Later, FPGA companies started to riff on this idea by producing entire completed application-specific boards. Yep. New business model again. Achronix, for example, makes compute acceleration boards with their FPGAs and sells those. End users don’t have to know how to design with FPGAs. They don’t have to know how to create boards. They just buy boards, plug them into their system, and go.
The most recent “new business model” for FPGA companies is one we’ve written about a few times recently – embedded FPGA IP. With this variation, you don’t sell chips at all. You license your FPGA fabric, tools, and IP to companies designing their own chips and, potentially, license your tools and IP to the customers of those customers who are using those chips in end applications. Why is this model cool? Imagine you’re an FPGA company trying to compete with the likes of Xilinx and Intel. You’re not going to get production parts on a new process node before the big guys. You don’t have infinite cash to spend bringing up a broad chip portfolio with numerous parts, sizes, and variants on every new semiconductor node (which can easily be a 9-digit undertaking for each node).

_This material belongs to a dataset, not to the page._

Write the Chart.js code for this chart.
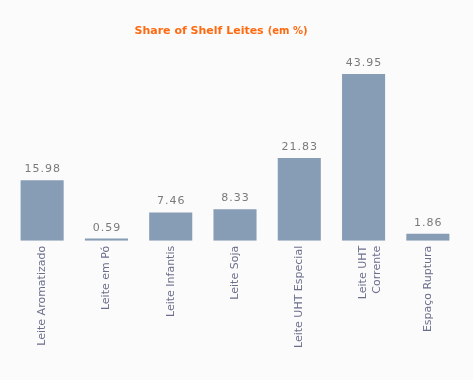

But, prove out your basic fabric blocks on a new process and you’re ready to start licensing IP cores. In the future, you might even be able to BEAT the big players to revenue on a new process.
There are two lessons here. First, even something as seemingly simple as the FPGA business is brimming with opportunities for creative business models. Second, when you’re managing a technology business, constantly analyze your competitive strengths and weaknesses and consider changing your business model to align better – sidestepping the weaknesses and capitalizing on the strengths. This thinking applies to far more than programmable logic chips.